=== WHAT THE TASK REQUIRES ===
Reproduce all the lines below exactly and omit the images.
━━━━━━
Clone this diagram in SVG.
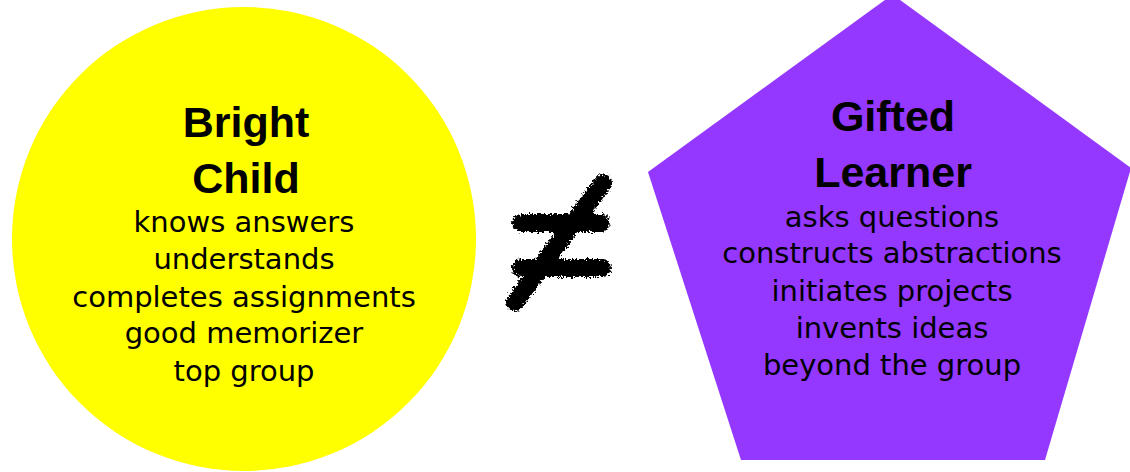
<svg xmlns="http://www.w3.org/2000/svg" width="1130" height="472" viewBox="0 0 1130 472">
  <defs>
    <style>
      .title { font-family: "Liberation Sans", Arial, sans-serif; font-weight: bold; font-size: 43px; fill: #000; text-anchor: middle; }
      .item { font-family: "DejaVu Sans", sans-serif; font-size: 29px; fill: #000; text-anchor: middle; }
      .scribble { stroke: #000; stroke-width: 18; fill: none; stroke-linecap: round; }
    </style>
    <!-- rough, chalky edge for the hand-drawn sign -->
    <filter id="rough" x="-20%" y="-20%" width="140%" height="140%">
      <feTurbulence type="fractalNoise" baseFrequency="0.45" numOctaves="2" seed="3" result="noise"/>
      <feDisplacementMap in="SourceGraphic" in2="noise" scale="8" xChannelSelector="R" yChannelSelector="G"/>
    </filter>
  </defs>
  <rect width="1130" height="472" fill="#fff"/>

  <g id="bright-child">
    <circle cx="244" cy="239" r="232" fill="#FFFF00"/>
    <text class="title" x="246" y="137">Bright</text>
    <text class="title" x="246" y="193">Child</text>
    <text class="item" x="244" y="232">knows answers</text>
    <text class="item" x="244" y="269">understands</text>
    <text class="item" x="244" y="307">completes assignments</text>
    <text class="item" x="244" y="343">good memorizer</text>
    <text class="item" x="244" y="381">top group</text>
  </g>

  <g id="connectors">
    <g id="not-equal" filter="url(#rough)">
      <path class="scribble" d="M521 223 L601 223"/>
      <path class="scribble" d="M521 268 L602 268"/>
      <path class="scribble" d="M515 302 L603 183"/>
    </g>
  </g>

  <g id="gifted-learner">
    <polygon points="892.5,-5.5 1131,168 1045,460 741,460 648,172" fill="#9437FF"/>
    <text class="title" x="893" y="131">Gifted</text>
    <text class="title" x="893" y="187">Learner</text>
    <text class="item" x="892" y="227">asks questions</text>
    <text class="item" x="892" y="263">constructs abstractions</text>
    <text class="item" x="892" y="301">initiates projects</text>
    <text class="item" x="892" y="338">invents ideas</text>
    <text class="item" x="892" y="375">beyond the group</text>
  </g>
</svg>
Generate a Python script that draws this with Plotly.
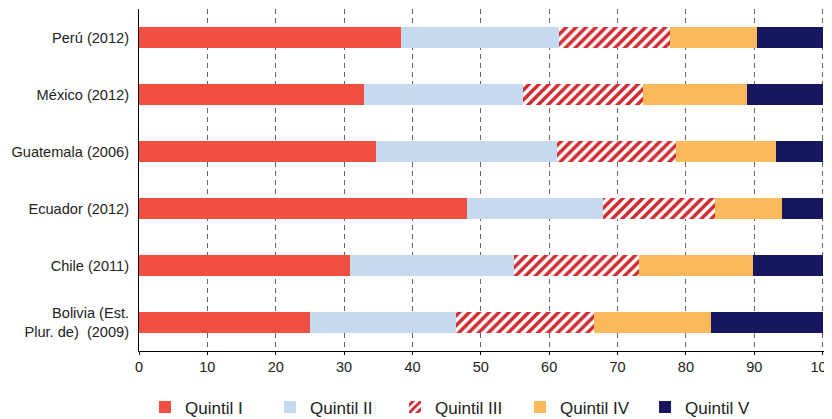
import plotly.graph_objects as go

categories = ["Perú (2012)", "México (2012)", "Guatemala (2006)", "Ecuador (2012)",
              "Chile (2011)", "Bolivia (Est.<br>Plur. de)  (2009)"]
q1 = [38.3, 32.9, 34.7, 48.0, 30.9, 25.0]
q2 = [23.1, 23.3, 26.4, 19.8, 24.0, 21.4]
q3 = [16.2, 17.5, 17.5, 16.5, 18.3, 20.1]
q4 = [12.8, 15.2, 14.6, 9.8, 16.6, 17.2]
q5 = [9.6, 11.1, 6.8, 5.9, 10.2, 16.3]
series_names = ["Quintil I", "Quintil II", "Quintil III", "Quintil IV", "Quintil V"]
tick_vals = [0, 10, 20, 30, 40, 50, 60, 70, 80, 90, 100]

colors = ["#F04E40", "#C5D9EF", "#D02A30", "#FBBA5A", "#16175F"]

fig = go.Figure()
for name, vals, col in zip(series_names, [q1, q2, q3, q4, q5], colors):
    if name == "Quintil III":
        marker = dict(color="white",
                      pattern=dict(shape="/", fgcolor=col, bgcolor="white",
                                   size=7, solidity=0.5, fgopacity=1),
                      line=dict(width=0))
    else:
        marker = dict(color=col, line=dict(width=0))
    fig.add_trace(go.Bar(y=categories, x=vals, name=name, orientation="h",
                         marker=marker))

# page body adds an 8px offset, so the figure is 824x411
fig.update_layout(
    barmode="stack",
    bargap=0.615,
    width=824, height=411,
    margin=dict(l=131, r=8, t=1, b=68, autoexpand=False),
    plot_bgcolor="white", paper_bgcolor="white",
    font=dict(family="Liberation Sans, Arial, sans-serif", size=14, color="#222"),
    legend=dict(orientation="h", x=0.465, xanchor="center", y=-0.165, yanchor="middle",
                traceorder="normal", font=dict(size=17),
                entrywidth=80, entrywidthmode="pixels"),
    showlegend=True,
)
fig.update_xaxes(range=[0, 100.2], tickvals=tick_vals, showgrid=True,
                 gridcolor="#666", griddash="5px,4px", gridwidth=1,
                 showline=True, linecolor="black", linewidth=1,
                 ticks="outside", ticklen=3, tickcolor="black",
                 tickfont=dict(size=14.5), zeroline=False, automargin=False,
                 ticklabeloverflow="allow")
fig.update_yaxes(autorange="reversed", categoryorder="array", categoryarray=categories,
                 showline=True, linecolor="black", linewidth=1, ticks="",
                 tickfont=dict(size=14.6), ticklabelstandoff=6, automargin=False)

fig.write_html("out.html")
━━━━━━
=== SOLUTION TO THE PROBLEM ===
Clone this diagram in SVG.
<svg xmlns="http://www.w3.org/2000/svg" width="1130" height="472" viewBox="0 0 1130 472">
  <defs>
    <style>
      .title { font-family: "Liberation Sans", Arial, sans-serif; font-weight: bold; font-size: 43px; fill: #000; text-anchor: middle; }
      .item { font-family: "DejaVu Sans", sans-serif; font-size: 29px; fill: #000; text-anchor: middle; }
      .scribble { stroke: #000; stroke-width: 18; fill: none; stroke-linecap: round; }
    </style>
    <!-- rough, chalky edge for the hand-drawn sign -->
    <filter id="rough" x="-20%" y="-20%" width="140%" height="140%">
      <feTurbulence type="fractalNoise" baseFrequency="0.45" numOctaves="2" seed="3" result="noise"/>
      <feDisplacementMap in="SourceGraphic" in2="noise" scale="8" xChannelSelector="R" yChannelSelector="G"/>
    </filter>
  </defs>
  <rect width="1130" height="472" fill="#fff"/>

  <g id="bright-child">
    <circle cx="244" cy="239" r="232" fill="#FFFF00"/>
    <text class="title" x="246" y="137">Bright</text>
    <text class="title" x="246" y="193">Child</text>
    <text class="item" x="244" y="232">knows answers</text>
    <text class="item" x="244" y="269">understands</text>
    <text class="item" x="244" y="307">completes assignments</text>
    <text class="item" x="244" y="343">good memorizer</text>
    <text class="item" x="244" y="381">top group</text>
  </g>

  <g id="connectors">
    <g id="not-equal" filter="url(#rough)">
      <path class="scribble" d="M521 223 L601 223"/>
      <path class="scribble" d="M521 268 L602 268"/>
      <path class="scribble" d="M515 302 L603 183"/>
    </g>
  </g>

  <g id="gifted-learner">
    <polygon points="892.5,-5.5 1131,168 1045,460 741,460 648,172" fill="#9437FF"/>
    <text class="title" x="893" y="131">Gifted</text>
    <text class="title" x="893" y="187">Learner</text>
    <text class="item" x="892" y="227">asks questions</text>
    <text class="item" x="892" y="263">constructs abstractions</text>
    <text class="item" x="892" y="301">initiates projects</text>
    <text class="item" x="892" y="338">invents ideas</text>
    <text class="item" x="892" y="375">beyond the group</text>
  </g>
</svg>
Generate a Python script that draws this with Plotly.
import plotly.graph_objects as go

categories = ["Perú (2012)", "México (2012)", "Guatemala (2006)", "Ecuador (2012)",
              "Chile (2011)", "Bolivia (Est.<br>Plur. de)  (2009)"]
q1 = [38.3, 32.9, 34.7, 48.0, 30.9, 25.0]
q2 = [23.1, 23.3, 26.4, 19.8, 24.0, 21.4]
q3 = [16.2, 17.5, 17.5, 16.5, 18.3, 20.1]
q4 = [12.8, 15.2, 14.6, 9.8, 16.6, 17.2]
q5 = [9.6, 11.1, 6.8, 5.9, 10.2, 16.3]
series_names = ["Quintil I", "Quintil II", "Quintil III", "Quintil IV", "Quintil V"]
tick_vals = [0, 10, 20, 30, 40, 50, 60, 70, 80, 90, 100]

colors = ["#F04E40", "#C5D9EF", "#D02A30", "#FBBA5A", "#16175F"]

fig = go.Figure()
for name, vals, col in zip(series_names, [q1, q2, q3, q4, q5], colors):
    if name == "Quintil III":
        marker = dict(color="white",
                      pattern=dict(shape="/", fgcolor=col, bgcolor="white",
                                   size=7, solidity=0.5, fgopacity=1),
                      line=dict(width=0))
    else:
        marker = dict(color=col, line=dict(width=0))
    fig.add_trace(go.Bar(y=categories, x=vals, name=name, orientation="h",
                         marker=marker))

# page body adds an 8px offset, so the figure is 824x411
fig.update_layout(
    barmode="stack",
    bargap=0.615,
    width=824, height=411,
    margin=dict(l=131, r=8, t=1, b=68, autoexpand=False),
    plot_bgcolor="white", paper_bgcolor="white",
    font=dict(family="Liberation Sans, Arial, sans-serif", size=14, color="#222"),
    legend=dict(orientation="h", x=0.465, xanchor="center", y=-0.165, yanchor="middle",
                traceorder="normal", font=dict(size=17),
                entrywidth=80, entrywidthmode="pixels"),
    showlegend=True,
)
fig.update_xaxes(range=[0, 100.2], tickvals=tick_vals, showgrid=True,
                 gridcolor="#666", griddash="5px,4px", gridwidth=1,
                 showline=True, linecolor="black", linewidth=1,
                 ticks="outside", ticklen=3, tickcolor="black",
                 tickfont=dict(size=14.5), zeroline=False, automargin=False,
                 ticklabeloverflow="allow")
fig.update_yaxes(autorange="reversed", categoryorder="array", categoryarray=categories,
                 showline=True, linecolor="black", linewidth=1, ticks="",
                 tickfont=dict(size=14.6), ticklabelstandoff=6, automargin=False)

fig.write_html("out.html")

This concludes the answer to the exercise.